*WHAT YOU WILL DO*.
Work through the data line by line, gathering every line that has the word "code".

*DATASET CONTENT*.
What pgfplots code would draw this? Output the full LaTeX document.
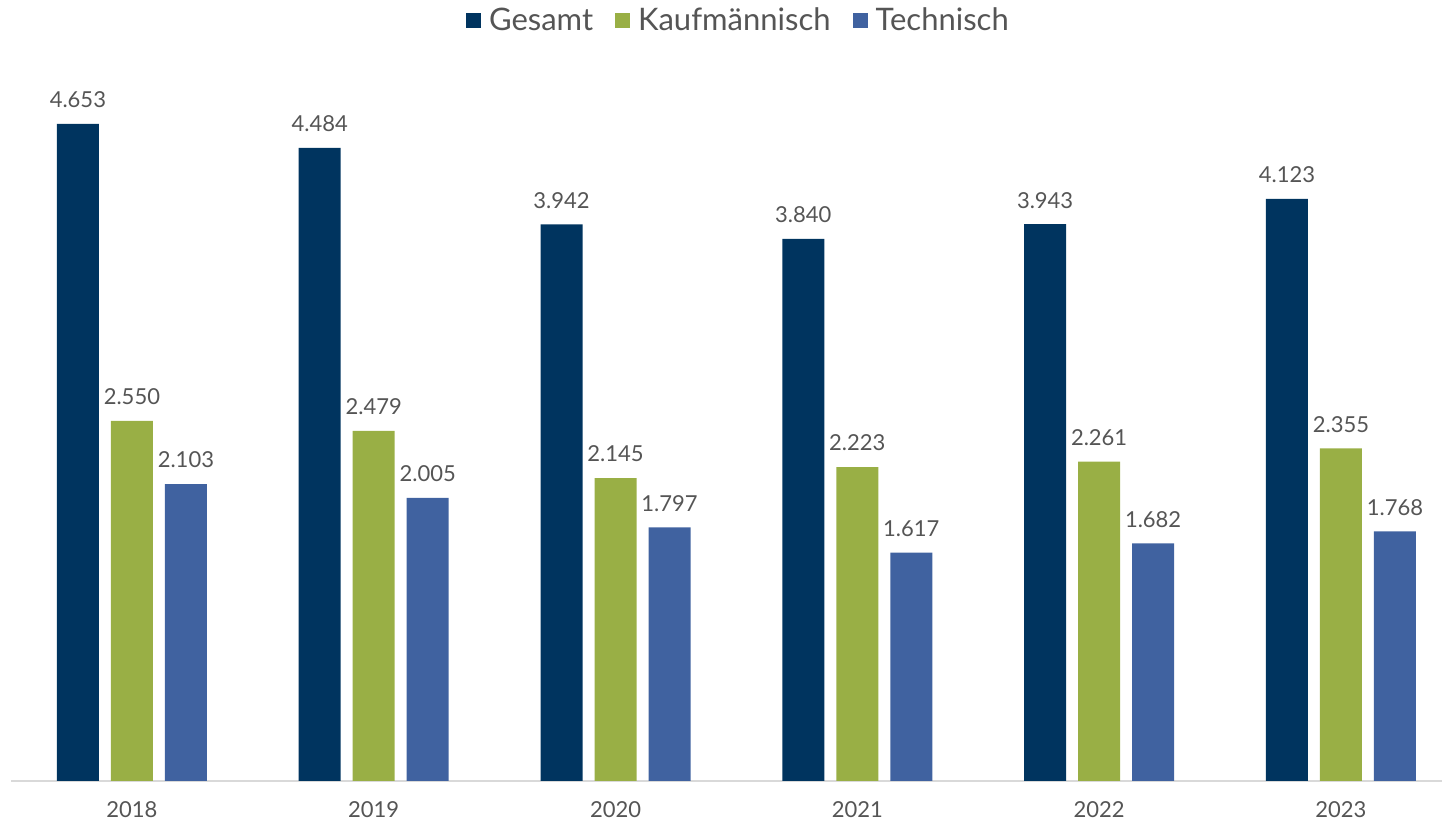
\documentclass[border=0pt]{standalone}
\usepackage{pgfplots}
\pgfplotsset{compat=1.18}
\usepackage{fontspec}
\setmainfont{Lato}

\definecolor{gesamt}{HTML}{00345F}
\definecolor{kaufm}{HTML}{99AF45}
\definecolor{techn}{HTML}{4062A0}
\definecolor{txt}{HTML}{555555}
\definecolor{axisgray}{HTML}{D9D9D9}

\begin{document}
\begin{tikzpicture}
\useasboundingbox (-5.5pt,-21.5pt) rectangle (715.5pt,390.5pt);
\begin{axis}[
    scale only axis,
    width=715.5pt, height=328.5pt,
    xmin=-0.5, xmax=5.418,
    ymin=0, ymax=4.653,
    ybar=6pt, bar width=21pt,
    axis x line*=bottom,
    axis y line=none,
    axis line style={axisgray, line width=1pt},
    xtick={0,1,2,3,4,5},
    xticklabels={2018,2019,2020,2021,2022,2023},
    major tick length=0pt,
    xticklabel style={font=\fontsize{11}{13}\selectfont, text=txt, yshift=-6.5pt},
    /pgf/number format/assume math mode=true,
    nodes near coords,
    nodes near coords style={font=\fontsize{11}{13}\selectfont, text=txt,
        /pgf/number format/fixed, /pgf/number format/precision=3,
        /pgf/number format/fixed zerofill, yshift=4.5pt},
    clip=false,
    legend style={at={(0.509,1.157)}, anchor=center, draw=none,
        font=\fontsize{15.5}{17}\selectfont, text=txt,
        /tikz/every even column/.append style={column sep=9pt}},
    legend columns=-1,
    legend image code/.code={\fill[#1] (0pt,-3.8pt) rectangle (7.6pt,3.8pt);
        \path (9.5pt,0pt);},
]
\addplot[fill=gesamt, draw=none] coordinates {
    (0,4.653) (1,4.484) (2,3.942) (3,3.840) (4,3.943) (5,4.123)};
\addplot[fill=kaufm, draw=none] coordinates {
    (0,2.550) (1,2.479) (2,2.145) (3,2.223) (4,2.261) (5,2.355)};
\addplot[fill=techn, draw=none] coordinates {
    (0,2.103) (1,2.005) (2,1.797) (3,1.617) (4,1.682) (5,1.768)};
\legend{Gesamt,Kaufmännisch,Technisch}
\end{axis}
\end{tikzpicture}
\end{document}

*FINISHED ANSWER*.
What pgfplots code would draw this? Output the full LaTeX document.
    legend image code/.code={\fill[#1] (0pt,-3.8pt) rectangle (7.6pt,3.8pt);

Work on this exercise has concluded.